In the late 1970s, Ian Penman’s reviews and profiles for the New Musical Express took the form of a cultural criticism expansive enough to encompass French theory and a sort of haphazard cinephilia. One night in the mid-1980s, so the story goes, Nicolas Roeg handed Penman a bottle of whiskey, poured himself a gin and tonic, and cut loose. “If everybody loved Penman on Paul Schrader, on James Garner, scraping the formaldehyde off Jack Nicholson, then the Roeg improvisation hit the wall,” wrote Iain Sinclair in his 1998 review of Penman’s collection Vital Signs: Music, Movies and Other Manias for the London Review of Books. “The Roeg text was a demented cut-up of quotation, a dialectically unbalanced construction that refused to deliver comfortable Polaroids of its subject. It was, in itself, an artwork. A portrait in the form of a resignation note.”
Penman disappeared for a while, then reappeared in the pages of the Wire, the Guardian, the Face, and the LRB. “His peers spoke of ‘doing’ Penman, as if his customized prose was the drug of choice,” wrote Sinclair. Here’s a free sample: “A naked man stalks his grungy, low-lit apartment.
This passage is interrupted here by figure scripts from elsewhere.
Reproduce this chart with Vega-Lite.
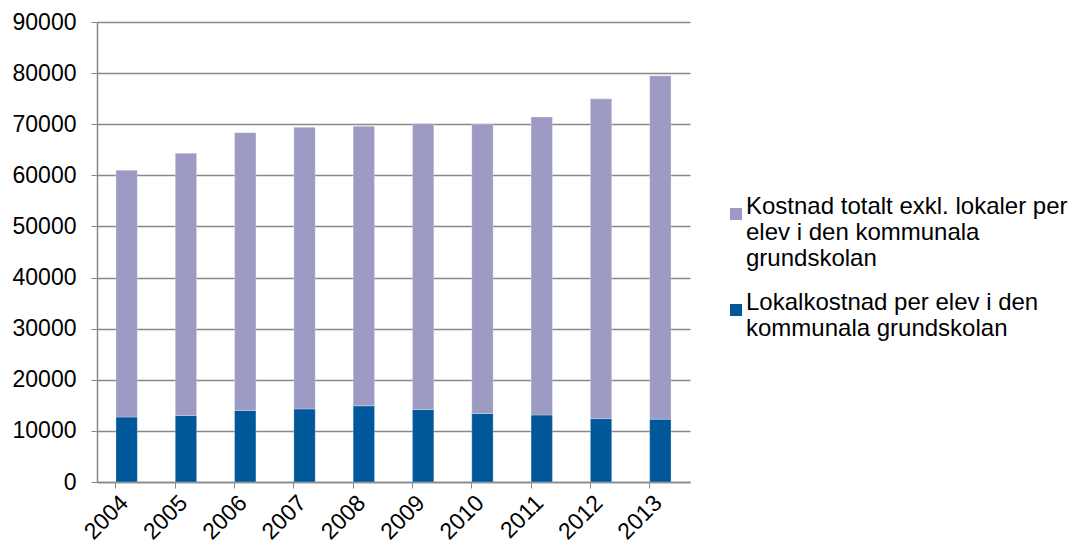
{
  "$schema": "https://vega.github.io/schema/vega-lite/v6.json",
  "autosize": {"type": "none"},
  "width": 593,
  "height": 460,
  "padding": {"left": 97, "top": 22, "right": 382, "bottom": 64},
  "background": "white",
  "config": {
    "view": {"stroke": null},
    "font": "Liberation Sans",
    "axis": {"labelFont": "Liberation Sans", "labelColor": "#000000"}
  },
  "data": {
    "values": [
      {"year": "2004", "series": "Lokalkostnad per elev i den kommunala grundskolan", "value": 12700},
      {"year": "2005", "series": "Lokalkostnad per elev i den kommunala grundskolan", "value": 13000},
      {"year": "2006", "series": "Lokalkostnad per elev i den kommunala grundskolan", "value": 14000},
      {"year": "2007", "series": "Lokalkostnad per elev i den kommunala grundskolan", "value": 14300},
      {"year": "2008", "series": "Lokalkostnad per elev i den kommunala grundskolan", "value": 14900},
      {"year": "2009", "series": "Lokalkostnad per elev i den kommunala grundskolan", "value": 14200},
      {"year": "2010", "series": "Lokalkostnad per elev i den kommunala grundskolan", "value": 13400},
      {"year": "2011", "series": "Lokalkostnad per elev i den kommunala grundskolan", "value": 13100},
      {"year": "2012", "series": "Lokalkostnad per elev i den kommunala grundskolan", "value": 12400},
      {"year": "2013", "series": "Lokalkostnad per elev i den kommunala grundskolan", "value": 12300},
      {"year": "2004", "series": "Kostnad totalt exkl. lokaler per elev i den kommunala grundskolan", "value": 48300},
      {"year": "2005", "series": "Kostnad totalt exkl. lokaler per elev i den kommunala grundskolan", "value": 51300},
      {"year": "2006", "series": "Kostnad totalt exkl. lokaler per elev i den kommunala grundskolan", "value": 54350},
      {"year": "2007", "series": "Kostnad totalt exkl. lokaler per elev i den kommunala grundskolan", "value": 55100},
      {"year": "2008", "series": "Kostnad totalt exkl. lokaler per elev i den kommunala grundskolan", "value": 54700},
      {"year": "2009", "series": "Kostnad totalt exkl. lokaler per elev i den kommunala grundskolan", "value": 55900},
      {"year": "2010", "series": "Kostnad totalt exkl. lokaler per elev i den kommunala grundskolan", "value": 56600},
      {"year": "2011", "series": "Kostnad totalt exkl. lokaler per elev i den kommunala grundskolan", "value": 58330},
      {"year": "2012", "series": "Kostnad totalt exkl. lokaler per elev i den kommunala grundskolan", "value": 62560},
      {"year": "2013", "series": "Kostnad totalt exkl. lokaler per elev i den kommunala grundskolan", "value": 67190}
    ]
  },
  "mark": {"type": "bar", "stroke": "#ffffff", "strokeOpacity": 0.5, "strokeWidth": 0.5},
  "encoding": {
    "x": {
      "field": "year",
      "type": "ordinal",
      "scale": {"paddingInner": 0.64, "paddingOuter": 0.32},
      "axis": {
        "title": null,
        "labelAngle": -45,
        "labelAlign": "right",
        "labelBaseline": "middle",
        "labelFontSize": 23,
        "labelPadding": 11,
        "bandPosition": 0,
        "ticks": true,
        "tickSize": 6,
        "tickColor": "#888888",
        "domainColor": "#888888",
        "domainWidth": 1.5,
        "labelOffset": -2,
        "grid": false
      }
    },
    "y": {
      "field": "value",
      "type": "quantitative",
      "aggregate": "sum",
      "stack": "zero",
      "scale": {"domain": [0, 90000], "nice": false},
      "axis": {
        "title": null,
        "values": [0, 10000, 20000, 30000, 40000, 50000, 60000, 70000, 80000, 90000],
        "format": "d",
        "labelFontSize": 23,
        "labelPadding": 15,
        "tickSize": 6,
        "tickColor": "#888888",
        "domainColor": "#888888",
        "domainWidth": 1.5,
        "grid": true,
        "gridColor": "#888888",
        "gridWidth": 1.5
      }
    },
    "color": {
      "field": "series",
      "type": "nominal",
      "scale": {
        "domain": ["Kostnad totalt exkl. lokaler per elev i den kommunala grundskolan", "Lokalkostnad per elev i den kommunala grundskolan"],
        "range": ["#9d9bc4", "#00589b"]
      },
      "legend": {
        "title": null,
        "orient": "none",
        "legendX": 627,
        "legendY": 180,
        "symbolType": "square",
        "symbolSize": 144,
        "symbolStrokeWidth": 0,
        "labelFontSize": 24,
        "labelFont": "Liberation Sans",
        "labelColor": "#000000",
        "labelLimit": 500,
        "labelBaseline": "alphabetic",
        "labelOffset": -2,
        "rowPadding": 20,
        "encode": {"labels": {"dy": {"value": 8}, "lineHeight": {"value": 25}}},
        "labelExpr": "datum.label == 'Lokalkostnad per elev i den kommunala grundskolan' ? ['Lokalkostnad per elev i den', 'kommunala grundskolan'] : ['Kostnad totalt exkl. lokaler per', 'elev i den kommunala', 'grundskolan']"
      }
    },
    "order": {"field": "series", "sort": "descending"}
  }
}
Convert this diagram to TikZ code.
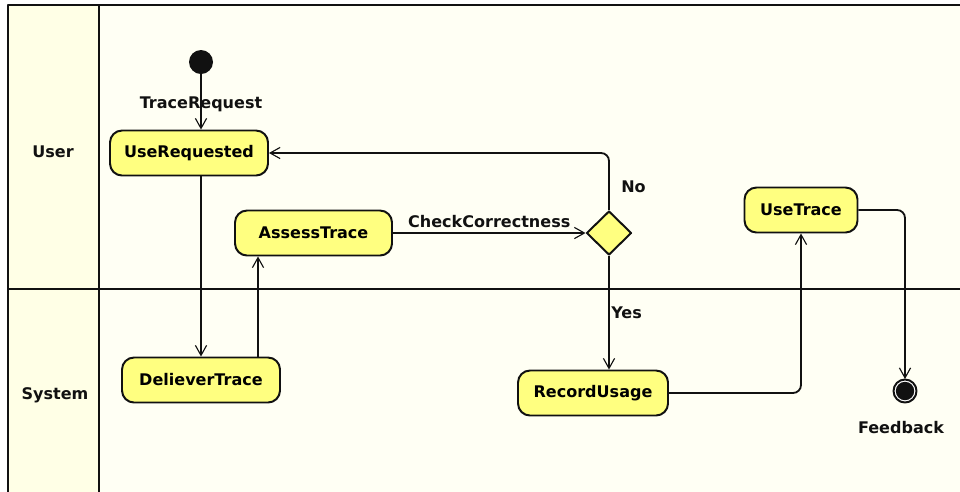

You get the impression everything is the color of nicotine. A claustrophobic place of thick carpets and bleary mirrors, empty rum and Coke bottles piled high in the kitchen. Rainer Werner Fassbinder is having one of his stand-offs with the world.”
These are the opening lines of the “Overture” that launches Penman’s new book Fassbinder Thousands of Mirrors, which will be out in the UK on April 19 from Fitzcarraldo Editions and in the U.S. on May 2 from Semiotext(e). The scene Penman is describing occurs about midway into Fassbinder’s twenty-six-minute contribution to Germany in Autumn (1978), an omnibus film made in response to the then-ongoing standoff between the left-wing terrorist group Red Army Faction and the West German government. “I can still recall the feelings of shock and disbelief and—what else?—something like exultation, seeing Germany in Autumn for the first time,” writes Penman.
Talking to Jeremy Allen at the Quietus, Penman suggests that it “may be stretching it to cast Fassbinder as a lone punk standing against the prog rock ponderousness of Euro art house, but it did feel a bit like that at the time.” Fassbinder “gave us so much to go on, and yet he’s still very hard to sum up or pin down.” The title of Penman’s book echoes the quote at the front, and it’s taken from Vladimir Nabokov’s short fourth novel, The Eye (1930): “For I do not exist: there exist but thousands of mirrors that reflect me. With every acquaintance I make, the population of phantoms reflecting me increases.”
Fassbinder Thousands of Mirrors is not a straight-ahead biography of the director who made more than forty features and wrote nearly two dozen plays before he died in the summer of 1982 at the age of thirty-seven. Nor is the book an orderly critical analysis. “I have no desire to be some kind of amiable, reasonable, encyclopedic curator of the archive,” writes Penman in the first of 450 numbered passages. In Fassbinder’s “outsize catalogue, there are moments of high drama, but also long cool shallows; sublime self-possession but also cartoonish self-parody. Celebrating the extortionate whole or appraising each individual atom: both choices seem wrong somehow.”
Observer critic Anthony Quinn calls the book “a freewheeling, hopscotching study of the Fassbinder allure and an investigation of Penman’s younger self,” and Christine Smallwood has more on that at 4Columns: “Riffs on Benjamin, Derrida, Barthes, Mann, and Genet come together as intellectual autobiography.” Penman “goes down all the alleyways: musings on postwar Germany; on RWF as punk or post-punk; on modernism, shock, sleeping, and dreaming; on Sirk, Nabokov, doubles, television, and a persuasive theory of the cinema as ‘entertainment bunker.’ Thousands of Mirrors has style to burn. It has no angst of big questions and puts itself under no burden to answer them.”
Penman “has a formidable skill for getting the contours of a larger-than-life persona and the feeling of a zeitgeist down on the page, both of which are more closely associated with music writing than with the textual dissection that grounds most film criticism,” writes Erika Balsom in the new Cinema Scope. Balsom finds that “what is most compelling about this book (and it is indeed compelling) are not its precise insights into the director’s oeuvre or persona, many of which are familiar enough—it is the author’s positioning of these within a much wider, unflaggingly personal constellation of obsessions and experiences, all delivered in distinctively styled prose.”